After 42 years, Swarthmore’s 1975 Class President From Harlem Graduates

May 30, 2017

When Charles “Kip” Davis was supposed to graduate Swarthmore College in 1975, the Vietnam War had just ended and Bill Gates had just founded Microsoft.

Now, 42 years later, the former Swarthmore class president has received his diploma and graduated as a member of the Class of 2017.

“It was amazing – I was stunned at the reaction of the audience and the standing ovation I received from the faculty,” said Davis, 63, of Harlem, N.Y. “It was liberating to have those doubts and that sense of lacking something go away.”

Swarthmore College is happy to claim him.

“Kip Davis exemplifies Swarthmore’s tradition of cultivating life-long learners,” said college president Valerie Smith in an emailed statement. “We are so proud to count him among our graduates.”

Davis, a senior account manager for an international market research firm, began his undergraduate education at Swarthmore in 1971. But when graduation arrived four years later, he had not completed his senior thesis and could receive his degree.

“I think I just burned out emotionally and academically,” said Davis, of Harlem, N.Y. “I thought of college as an end point, and not a beginning point.”

Despite not receiving a degree, as class president Davis got to deliver a commencement speech.
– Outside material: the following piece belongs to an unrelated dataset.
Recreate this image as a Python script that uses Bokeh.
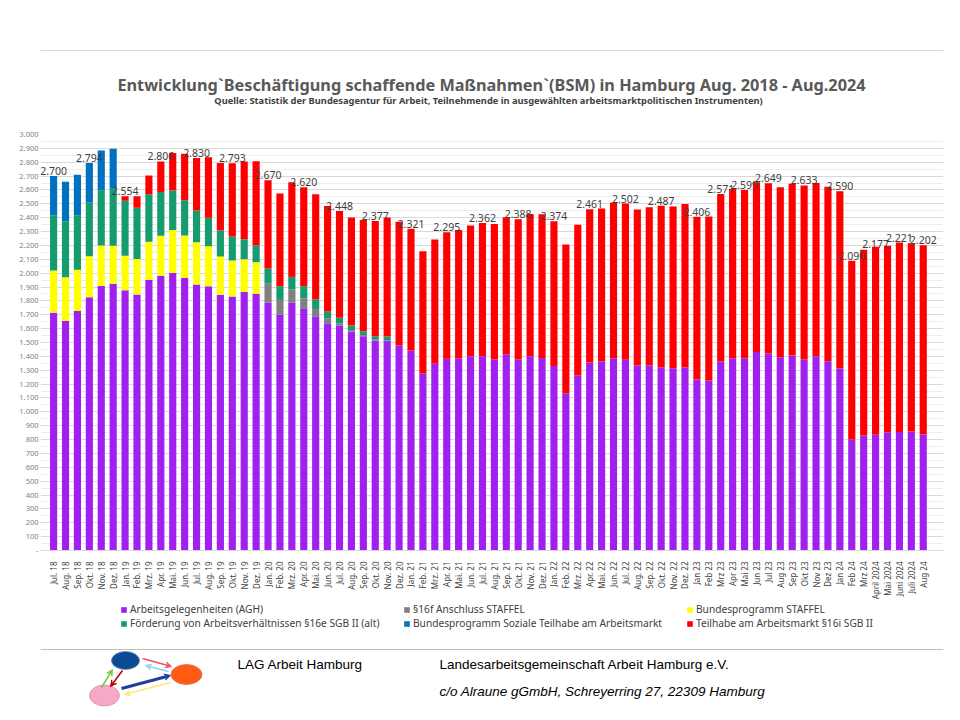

It focused on following one’s passion rather than competing for a career – advice he followed as he pursued a theater career post-Swarthmore, working as an actor in New Haven, Conn., and New York and attending the American Conservatory Theater in 1978.

Through theater, Davis began a gradual re-engagement with the college. Ten years after giving the commencement speech, the opera he co-wrote, X: The Life and Times of Malcolm X, was performed at the university before moving to the New York City Opera in 1986.

Davis said returning to Swarthmore helped him realize how much he missed being in that intellectual environment. So, in 2007 when the opportunity arose to enroll in an alumni course with his former professor Philip Weinstein, Davis jumped on it. Taking the course encouraged him to be a more active alumnus and mentor for students, and Davis went on to found the Swarthmore Black Alumni Network in 2013 and become a member of the Swarthmore Alumni Council in 2015.

However, in his work advising students, Davis found himself emphasizing the importance of the senior thesis, advice he felt was “intellectually dishonest” since he hadn’t completed the the project himself.

Last July, Davis began to inquire how he could get his diploma and discovered his thesis paper was all that stood in his way.

Professor Sarah Willie-LeBreton, chair of the college’s Sociology and Anthropology Department, became Davis’ mentor and started him off “like all the other seniors.”

“The yearning for him to finish this last piece of business was really strong,” said Willie-LeBreton, who has advised hundreds of students in her 20 years at Swarthmore. “His emotion, and his persistence, and his desire to get the research right and get the writing right was so clear and unequivocal.”

Davis wrote his thesis on a topic especially close to his heart: Oak Bluffs, Mass., a middle-class African American enclave on Martha’s Vineyard where his family has owned a house since 1955.

In his 140-page paper, Davis argued that the community “provides a refuge from stereotypes and racism in mainstream America” and remains incredibly important today.

With his thesis complete and the support of family and friends, Davis graduated with a degree in Sociology and Anthropology on May 21.

As he proudly stood among the younger members of his graduating class, Willie-LeBreton said Davis demonstrated to other students the importance of following their dreams.

“I think it sends the message that their success in life is not because of their degree, their success in life is that they have the tools and an incredible network,” she added. “Once a Swattie, always a Swattie.”

Davis certainly agrees and plans to continue his involvement with the College.

“I’m just eager to get on with the rest of my life,” he said. “But unlike most undergraduates I’ll be back, so see you in the fall!”